How to Grow and Enjoy Spinach: Tips and Tricks from a Vegetable Enthusiast

Spinach

I grew up with “spinach”, and yes, the inverted commas are appropriate. It was really silver beet, grown in the Queensland heat, with enormous dark green leaves that were almost as tough as carpet and needed thorough boiling, though possibly not as long as my mother boiled them for. Mum always put veggies in a large pot of water in case the phone rang and she didn’t get back to the stove for 40 minutes or so, though if she was in a hurry she might just splodge a heap of dark green semi-cooked leaves on one side of the plate. At least our jaws got lots of exercise.

I rediscovered silver beet at Mr Doo’s next door: stir-fried leaves, chopped stems and all, with various sauces. It was a mystery how Mr Doo could produce something so delicious in a few minutes when my mother’s efforts looked more like something the dog had brought up.

These days, I love silver beet. It grows in the heat and cold when other veggies give up. If the weather’s hot and dry and the leaves are a bit tough, remove the veins and stems and just keep the green. Purée it in soup, or chop finely for stir-fried dishes, or even pizza, or for spinach and ricotta triangles and the thousand other ways silver beet and other tough greens have been used.

I loved silver beet so much once I learned to use it well that I never bothered much with English spinach. Anything spinach can do, silver beet does better, though with less fuss and more of it.

And then it rained. It has been raining most days for the last two years. And our English spinach had grown into vast, tender green leaves that taste sweet and I’m making all my silver beet recipes again, but this time using the spinach they were designed for.

They are fabulous. Pass me another spinach triangle darling, and some more spinach frittata.

How to grow spinach

Spinach needs water. I have finally learned that spinach doesn’t just “need enough” to make it grow — lots of water and regularly is required. This helps the soil stay moist to get flagrantly soft leaves.

Plant your leaves at any warm time of year, when there’ll be at least eight weeks till frost. Feed it well. The more you feed spinach, the more it will feed you, but don’t put fertiliser on dry soil or, if you do, water it in well. Compost, of course, grows the best spinach possible, both in taste and quality of leaf, but spinach is fairly tolerant when it comes to plant tucker. Pick as soon as the leaves are big enough.

You can also try “baby spinach” for salads. Sprinkle seed thickly, feed and water well, then pick the leaves when they’re the size of your little finger or smaller. A box of baby spinach can be grown on a sunny patio or even during winter in a box or pot near the hottest, brightest spot in the house. With care, you can keep harvesting it for 12 months.

Spinach and silver beet can be grown in pots, too. Try the coloured vatiety, with its red, pink and bright yellow stems, in a row in pots against a warm sunny wall, or by the sunny railing on the patio, or even on the window sill or a window box, for greens any time you want to pluck them.

If you don’t mind slightly tougher forms of spinach, there are a lot to choose from.
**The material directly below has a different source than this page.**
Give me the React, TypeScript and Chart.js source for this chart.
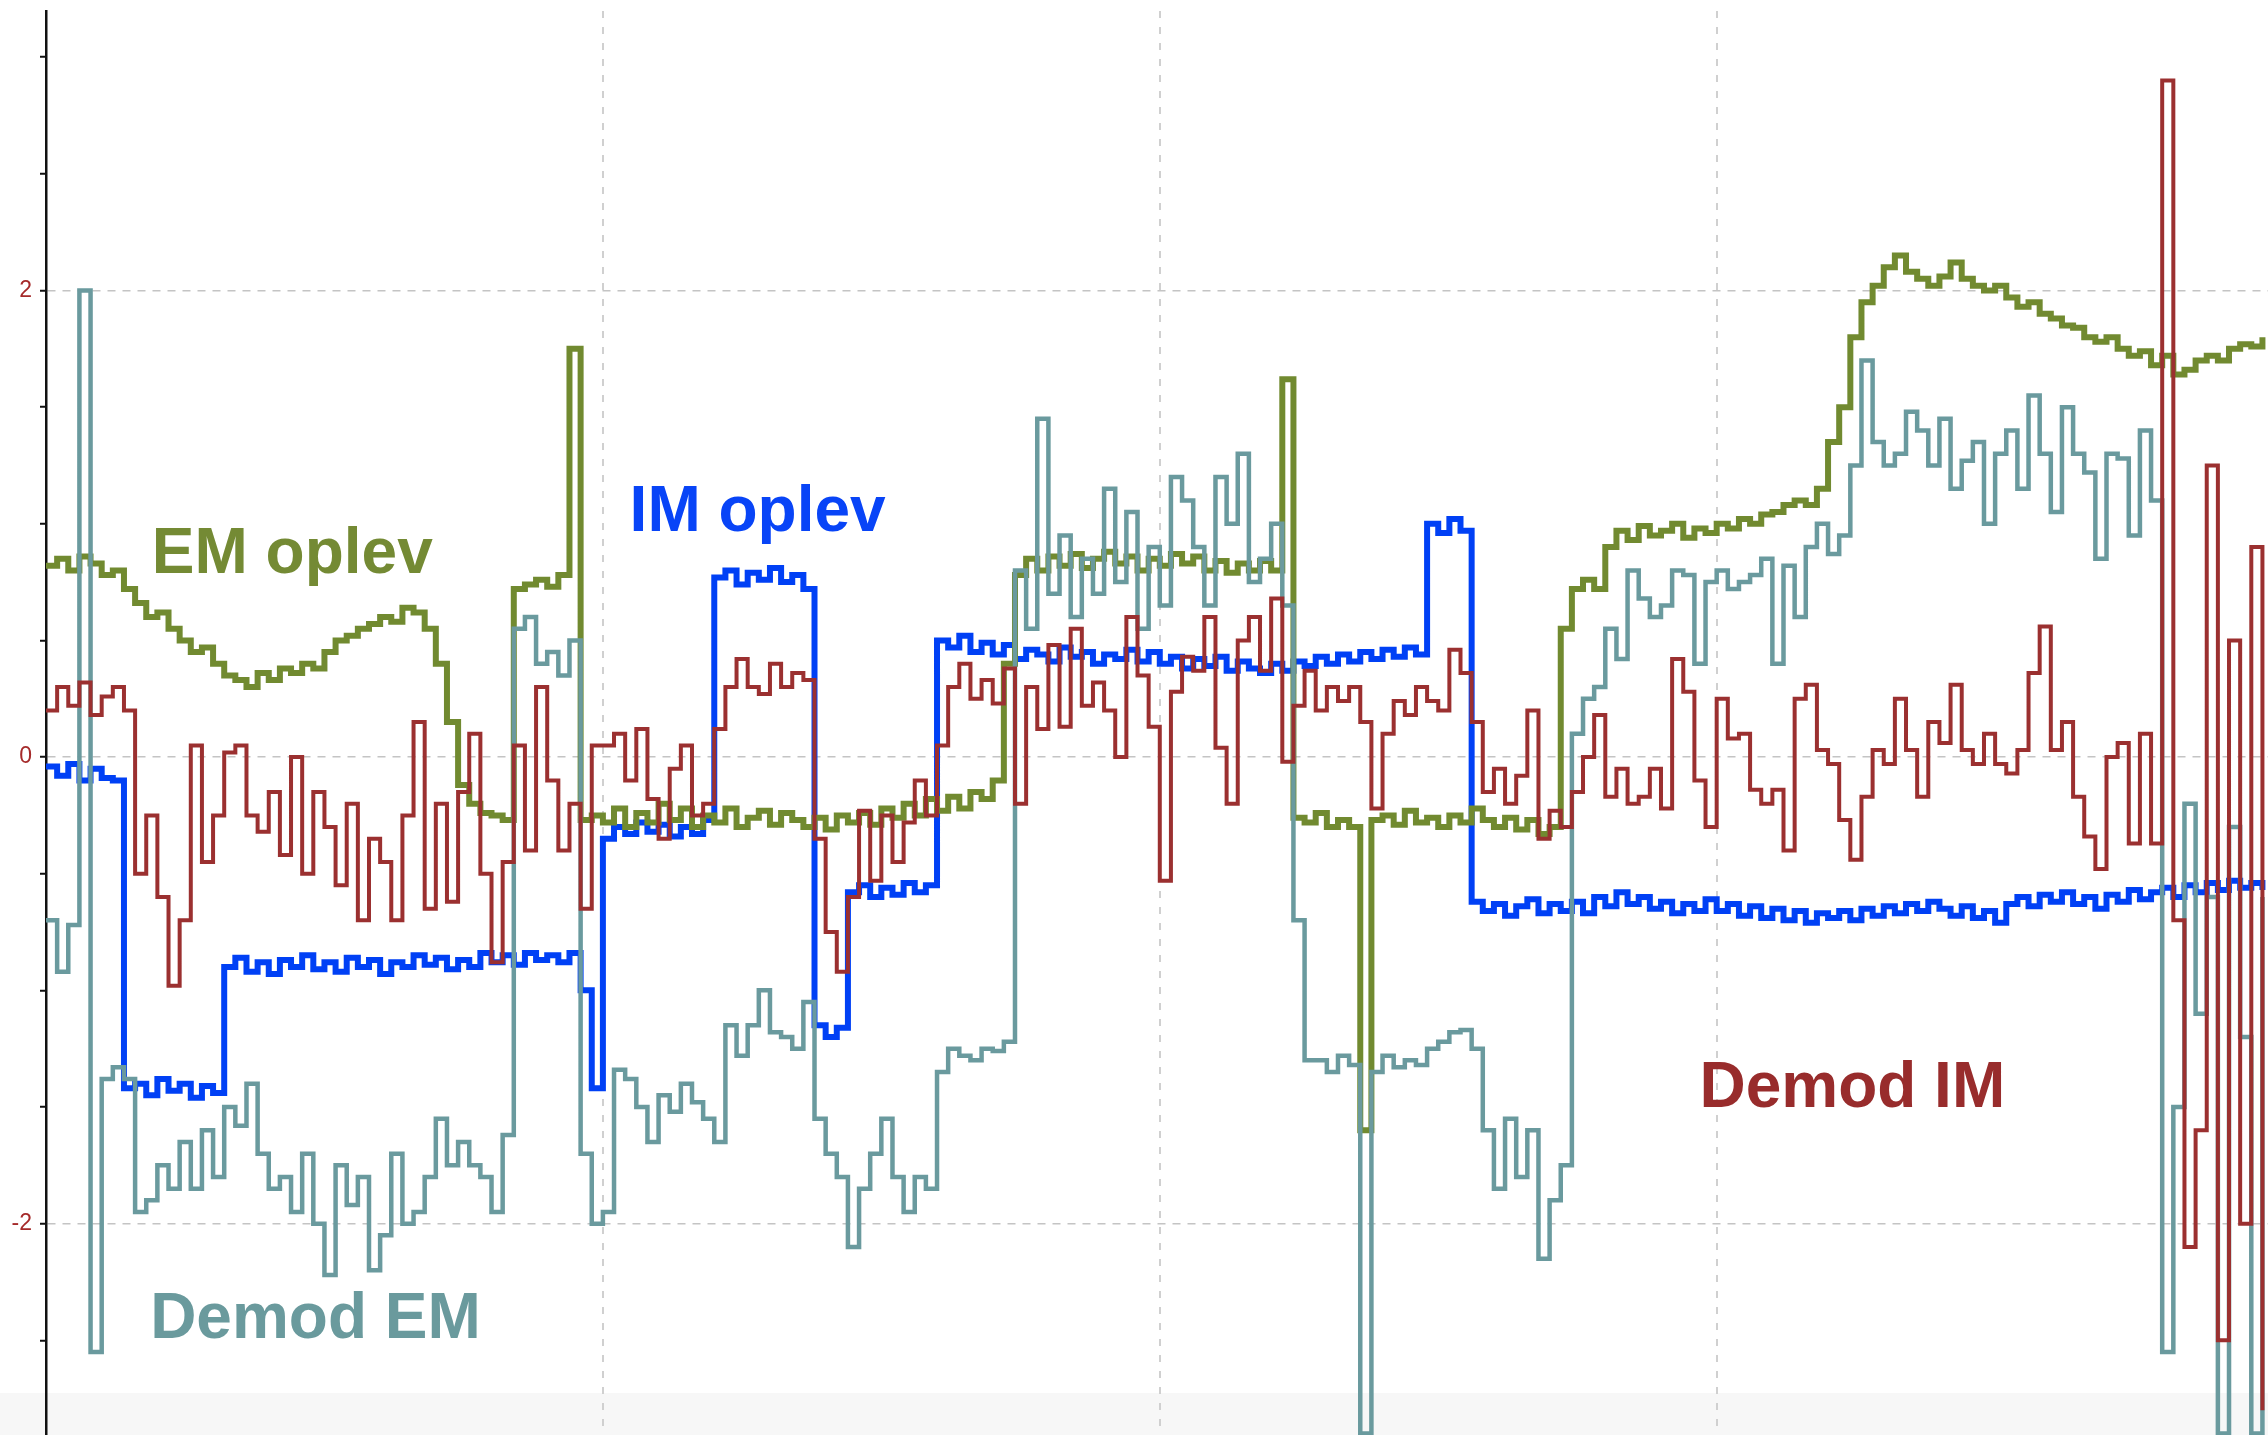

Warrigal spinach is native to Australia. In a hot wet year vines can literally grow a metre across the lawn, or climb up the veggie garden fence. It easily grows wild, so I never bother growing it; just look for wherever it has sprung up this year and pick the youngest and most tender tendrils. It does need blanching: dip it in boiling water for 30 seconds then throw out the water to get rid of some of its high levels of oxalic acid. It can then be cooked in any way you like — it has enough structural integrity even to be stir-fried after its dunking. It’s tougher-leaved than either spinach or silver beet.

The various varieties of aibika (Abelmoschus manihot) are excellent for subtropical to tropical climates. There’s also a red-stemmed variety which I haven’t tried. You can also grow it as an annual in temperate areas. Our only attempt grew strongly in summer but vanished with the first breath of cold. Okinawa spinach (Gynura crepioides) is possibly the fastest-growing green of all, but once again, it needs tropics, water and tucker.
Brazilian spinach (Alternanthera sissoo) is also known as “poor man’s spinach”. It grows prolifically in wet, tropical areas, in a bright green mound, but is not really worth trying in cooler climates.

Ceylon spinach (Basella alba) is also a perennial in frost-free areas but tolerates more cold than Brazilian spinach. It’s a climber, so let it wind its way up your garden fence or trellis. Give it plenty of food and water.

Egyptian spinach (Corchorus olitorius) is another for the tropics and subtropics but will also grow in temperate areas. It’s a fast-growing annual up to about a metre tall, with yellow blooms. The young leaves can be eaten in salads. This makes it sound like the perfect green veggie, but it can also be slightly bitter. If you have a choice, grow spinach instead, or warrigal spinach if you need something faster and more productive, and grow one of the many kinds of lettuce for salads.

When your spinach and silver beet go to seed, try cutting them back to the stem for a few months. They should begin producing new leaves and new seed heads. Eat the leaves, keep cutting them back, and by late spring they may possibly forget about seeding and give you another year of delightful greens. No guarantees, but it’s fun when it happens.